On October 17, 2013, Transport Canada issued Protective Direction No. 31 (the “Direction”) pursuant to section 32 of the Transportation of Dangerous Goods Act, 1992. The Direction is in response to the Lac-Mégantic disaster on July 6, 2013, in which a train transporting crude oil derailed, resulting in a fire that caused several of the railcars to explode. The downtown core of Lac-Mégantic, a historic town in Quebec, was largely destroyed and at least 42 lives were tragically lost.

Testing conducted after the disaster revealed that the crude oil in the derailed railcars had been incorrectly classified in shipping documents.

The Direction requires any person engaged in importing or offering crude oil for transport to immediately test the classification of that crude oil, if that testing has not been conducted since July 7, 2013. The test results must be provided to Transport Canada on request.

Offering crude oil for transport means to select or allow the selection of a carrier to transport the crude oil, to prepare or allow the preparation of the crude oil so that a carrier can take possession of it for transport, or to allow a carrier to take possession of the crude oil for transport.

Until the testing is complete, crude oil transported by rail must be shipped as Class 3 Flammable Liquid Packing Group I. This is the classification required for the most flammable of liquids. Testing will determine whether a classification for less flammable liquids may be used.

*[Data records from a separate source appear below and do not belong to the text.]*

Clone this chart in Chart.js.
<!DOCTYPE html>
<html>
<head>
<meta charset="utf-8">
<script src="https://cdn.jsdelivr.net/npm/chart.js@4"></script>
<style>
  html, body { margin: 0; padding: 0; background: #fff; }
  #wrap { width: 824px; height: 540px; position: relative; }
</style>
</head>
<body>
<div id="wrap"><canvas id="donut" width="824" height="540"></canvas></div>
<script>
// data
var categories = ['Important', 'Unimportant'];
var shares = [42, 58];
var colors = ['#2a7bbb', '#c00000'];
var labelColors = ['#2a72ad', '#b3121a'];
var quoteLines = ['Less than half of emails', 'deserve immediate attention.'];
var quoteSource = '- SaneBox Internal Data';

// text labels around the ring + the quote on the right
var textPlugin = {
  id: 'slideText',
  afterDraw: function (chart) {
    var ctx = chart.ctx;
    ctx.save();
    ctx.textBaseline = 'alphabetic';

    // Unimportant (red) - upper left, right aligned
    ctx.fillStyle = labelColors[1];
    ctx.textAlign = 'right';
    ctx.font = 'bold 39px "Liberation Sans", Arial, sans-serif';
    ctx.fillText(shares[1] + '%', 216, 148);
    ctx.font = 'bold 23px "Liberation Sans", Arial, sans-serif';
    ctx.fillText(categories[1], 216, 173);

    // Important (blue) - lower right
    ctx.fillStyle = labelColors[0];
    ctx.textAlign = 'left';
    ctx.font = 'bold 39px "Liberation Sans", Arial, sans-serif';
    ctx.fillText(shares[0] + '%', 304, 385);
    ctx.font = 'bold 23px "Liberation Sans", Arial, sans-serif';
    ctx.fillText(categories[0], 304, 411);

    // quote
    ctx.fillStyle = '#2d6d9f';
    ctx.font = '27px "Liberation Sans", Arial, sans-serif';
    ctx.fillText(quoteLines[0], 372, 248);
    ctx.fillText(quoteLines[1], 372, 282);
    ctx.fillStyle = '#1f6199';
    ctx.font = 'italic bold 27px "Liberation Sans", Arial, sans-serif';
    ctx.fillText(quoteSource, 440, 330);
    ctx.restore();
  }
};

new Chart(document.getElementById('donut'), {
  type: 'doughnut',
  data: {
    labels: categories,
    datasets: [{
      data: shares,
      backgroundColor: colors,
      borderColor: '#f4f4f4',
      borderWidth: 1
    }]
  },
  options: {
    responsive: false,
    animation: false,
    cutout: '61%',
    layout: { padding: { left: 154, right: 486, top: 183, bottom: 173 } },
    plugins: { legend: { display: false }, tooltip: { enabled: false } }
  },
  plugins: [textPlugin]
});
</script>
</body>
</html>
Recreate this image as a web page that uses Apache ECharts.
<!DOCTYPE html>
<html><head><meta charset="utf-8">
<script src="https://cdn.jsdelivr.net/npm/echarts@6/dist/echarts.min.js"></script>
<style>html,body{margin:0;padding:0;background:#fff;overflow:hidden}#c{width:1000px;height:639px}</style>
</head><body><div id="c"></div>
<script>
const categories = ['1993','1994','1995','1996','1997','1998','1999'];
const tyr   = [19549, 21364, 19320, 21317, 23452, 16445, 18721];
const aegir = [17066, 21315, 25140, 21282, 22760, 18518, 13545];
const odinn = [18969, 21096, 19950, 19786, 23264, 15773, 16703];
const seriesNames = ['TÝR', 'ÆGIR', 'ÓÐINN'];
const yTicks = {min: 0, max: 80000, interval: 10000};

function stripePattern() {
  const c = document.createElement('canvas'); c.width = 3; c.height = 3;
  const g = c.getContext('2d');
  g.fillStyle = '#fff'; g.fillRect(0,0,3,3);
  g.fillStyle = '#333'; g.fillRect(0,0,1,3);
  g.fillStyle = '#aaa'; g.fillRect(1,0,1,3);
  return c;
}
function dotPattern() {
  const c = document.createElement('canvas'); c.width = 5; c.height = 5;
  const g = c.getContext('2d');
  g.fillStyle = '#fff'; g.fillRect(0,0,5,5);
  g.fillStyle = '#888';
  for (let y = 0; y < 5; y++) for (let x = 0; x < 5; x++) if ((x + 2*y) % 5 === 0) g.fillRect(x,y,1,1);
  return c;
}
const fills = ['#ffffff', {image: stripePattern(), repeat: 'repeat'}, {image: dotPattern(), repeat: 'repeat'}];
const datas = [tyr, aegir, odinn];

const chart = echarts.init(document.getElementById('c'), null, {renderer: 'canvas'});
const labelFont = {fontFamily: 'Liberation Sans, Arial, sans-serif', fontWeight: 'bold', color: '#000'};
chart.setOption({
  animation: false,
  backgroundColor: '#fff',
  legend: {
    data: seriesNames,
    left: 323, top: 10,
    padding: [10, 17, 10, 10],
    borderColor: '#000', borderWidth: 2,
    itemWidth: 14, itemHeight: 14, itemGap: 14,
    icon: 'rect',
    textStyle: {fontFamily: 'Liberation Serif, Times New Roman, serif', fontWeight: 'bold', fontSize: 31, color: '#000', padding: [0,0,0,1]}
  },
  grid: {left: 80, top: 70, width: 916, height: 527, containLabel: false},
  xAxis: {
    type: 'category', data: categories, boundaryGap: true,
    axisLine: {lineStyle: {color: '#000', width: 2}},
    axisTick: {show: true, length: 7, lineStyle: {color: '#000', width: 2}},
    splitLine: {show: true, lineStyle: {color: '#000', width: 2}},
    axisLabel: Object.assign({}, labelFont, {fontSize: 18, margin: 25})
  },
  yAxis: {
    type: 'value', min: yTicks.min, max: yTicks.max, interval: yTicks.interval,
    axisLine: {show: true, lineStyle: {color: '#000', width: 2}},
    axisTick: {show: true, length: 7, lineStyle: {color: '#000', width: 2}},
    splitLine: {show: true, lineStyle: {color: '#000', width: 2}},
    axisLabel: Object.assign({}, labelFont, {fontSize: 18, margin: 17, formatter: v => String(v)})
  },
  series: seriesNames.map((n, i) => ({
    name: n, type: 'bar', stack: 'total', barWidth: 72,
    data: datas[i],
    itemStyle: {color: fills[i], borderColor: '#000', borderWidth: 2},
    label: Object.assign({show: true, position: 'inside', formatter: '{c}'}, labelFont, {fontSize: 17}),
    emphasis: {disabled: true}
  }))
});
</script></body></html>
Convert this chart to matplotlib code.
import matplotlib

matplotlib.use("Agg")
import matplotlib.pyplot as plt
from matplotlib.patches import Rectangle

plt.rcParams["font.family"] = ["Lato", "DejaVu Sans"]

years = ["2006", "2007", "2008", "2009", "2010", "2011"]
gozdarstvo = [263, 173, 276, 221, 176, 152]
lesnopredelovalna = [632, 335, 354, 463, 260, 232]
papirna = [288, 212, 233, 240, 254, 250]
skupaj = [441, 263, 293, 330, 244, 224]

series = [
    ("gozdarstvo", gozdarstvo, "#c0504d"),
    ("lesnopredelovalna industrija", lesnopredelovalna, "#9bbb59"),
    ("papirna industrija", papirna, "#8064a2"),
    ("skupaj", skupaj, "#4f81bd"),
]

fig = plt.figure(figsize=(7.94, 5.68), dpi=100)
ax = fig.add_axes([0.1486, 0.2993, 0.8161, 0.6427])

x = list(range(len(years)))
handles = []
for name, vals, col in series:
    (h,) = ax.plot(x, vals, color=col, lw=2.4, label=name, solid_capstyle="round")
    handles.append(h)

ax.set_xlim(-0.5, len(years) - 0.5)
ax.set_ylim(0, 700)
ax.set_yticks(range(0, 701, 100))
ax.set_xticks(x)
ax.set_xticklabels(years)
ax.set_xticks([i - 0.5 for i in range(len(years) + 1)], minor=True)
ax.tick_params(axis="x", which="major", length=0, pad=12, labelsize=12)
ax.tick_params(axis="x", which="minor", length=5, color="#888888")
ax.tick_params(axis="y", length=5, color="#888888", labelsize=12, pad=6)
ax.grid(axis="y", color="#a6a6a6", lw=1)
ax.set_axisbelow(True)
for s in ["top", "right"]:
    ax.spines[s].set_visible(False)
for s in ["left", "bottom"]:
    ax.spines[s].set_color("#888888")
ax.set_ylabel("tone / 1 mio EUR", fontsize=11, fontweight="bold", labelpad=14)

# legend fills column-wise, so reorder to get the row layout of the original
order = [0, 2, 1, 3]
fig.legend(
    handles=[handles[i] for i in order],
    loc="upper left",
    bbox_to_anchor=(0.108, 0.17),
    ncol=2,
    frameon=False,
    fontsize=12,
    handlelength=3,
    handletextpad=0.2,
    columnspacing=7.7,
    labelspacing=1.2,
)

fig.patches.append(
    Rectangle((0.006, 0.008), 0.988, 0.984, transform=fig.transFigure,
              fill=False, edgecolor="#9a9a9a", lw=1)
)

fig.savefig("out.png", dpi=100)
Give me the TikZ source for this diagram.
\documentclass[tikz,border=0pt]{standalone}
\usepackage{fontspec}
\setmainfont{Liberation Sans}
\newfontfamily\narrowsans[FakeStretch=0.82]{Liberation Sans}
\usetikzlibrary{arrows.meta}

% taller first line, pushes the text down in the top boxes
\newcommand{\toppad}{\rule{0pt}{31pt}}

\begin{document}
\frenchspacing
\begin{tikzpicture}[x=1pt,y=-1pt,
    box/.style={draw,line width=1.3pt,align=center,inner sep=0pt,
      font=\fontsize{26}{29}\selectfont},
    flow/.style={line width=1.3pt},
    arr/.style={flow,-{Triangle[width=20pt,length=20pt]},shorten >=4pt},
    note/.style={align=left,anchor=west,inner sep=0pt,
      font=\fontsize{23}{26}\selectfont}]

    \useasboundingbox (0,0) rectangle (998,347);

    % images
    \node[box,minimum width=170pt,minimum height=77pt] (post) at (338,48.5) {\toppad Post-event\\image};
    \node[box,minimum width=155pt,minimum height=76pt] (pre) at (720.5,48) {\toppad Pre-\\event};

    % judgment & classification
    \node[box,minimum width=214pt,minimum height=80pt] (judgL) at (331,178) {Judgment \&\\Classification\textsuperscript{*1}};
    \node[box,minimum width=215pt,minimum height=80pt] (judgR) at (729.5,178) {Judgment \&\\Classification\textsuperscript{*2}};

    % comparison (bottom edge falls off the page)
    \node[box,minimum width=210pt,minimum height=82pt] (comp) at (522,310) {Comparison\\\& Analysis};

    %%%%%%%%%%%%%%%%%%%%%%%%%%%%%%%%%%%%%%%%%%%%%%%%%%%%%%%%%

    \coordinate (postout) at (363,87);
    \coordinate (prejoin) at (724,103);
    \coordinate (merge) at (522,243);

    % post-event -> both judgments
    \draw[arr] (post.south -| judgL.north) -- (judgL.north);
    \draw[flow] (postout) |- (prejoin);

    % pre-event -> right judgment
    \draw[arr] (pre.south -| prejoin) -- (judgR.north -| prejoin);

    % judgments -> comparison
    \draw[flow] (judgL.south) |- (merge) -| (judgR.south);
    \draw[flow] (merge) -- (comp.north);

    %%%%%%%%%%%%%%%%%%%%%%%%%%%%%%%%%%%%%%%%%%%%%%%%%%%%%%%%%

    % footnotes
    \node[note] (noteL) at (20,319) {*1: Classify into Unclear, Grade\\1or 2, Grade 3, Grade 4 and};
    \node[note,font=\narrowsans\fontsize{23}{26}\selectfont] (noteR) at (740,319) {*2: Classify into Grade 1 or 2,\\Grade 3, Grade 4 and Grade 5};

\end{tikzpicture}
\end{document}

Following testing, the person offering the crude oil for transport must immediately provide a Safety Data Sheet for the tested product to Transport Canada through the Canadian Transport Emergency Centre (also known as CANUTEC).

Our view:

In the wake of the Lac-Mégantic disaster, Transport Canada has indicated it will further enhance the safety of railway operations and dangerous goods transportation in Canada. With the increasing reliance on rail to ship crude oil across North America, companies wanting to transport crude oil must ensure they are aware of and follow the requirements of the Transportation of Dangerous Goods Act, and its regulations and standards, in order to reduce the risk of accidents and to avoid liability.

Classification testing of crude oil has always been required by the Transportation of Dangerous Goods Regulations. The Direction reinforces this existing requirement. However, the importance of the Direction is that it provides for the default classification of crude oil being shipped by rail where classification testing has not been completed since July 7, 2013.

We expect additional regulation in the near future to address safety issues regarding the increasing use of railcars to transport crude oil.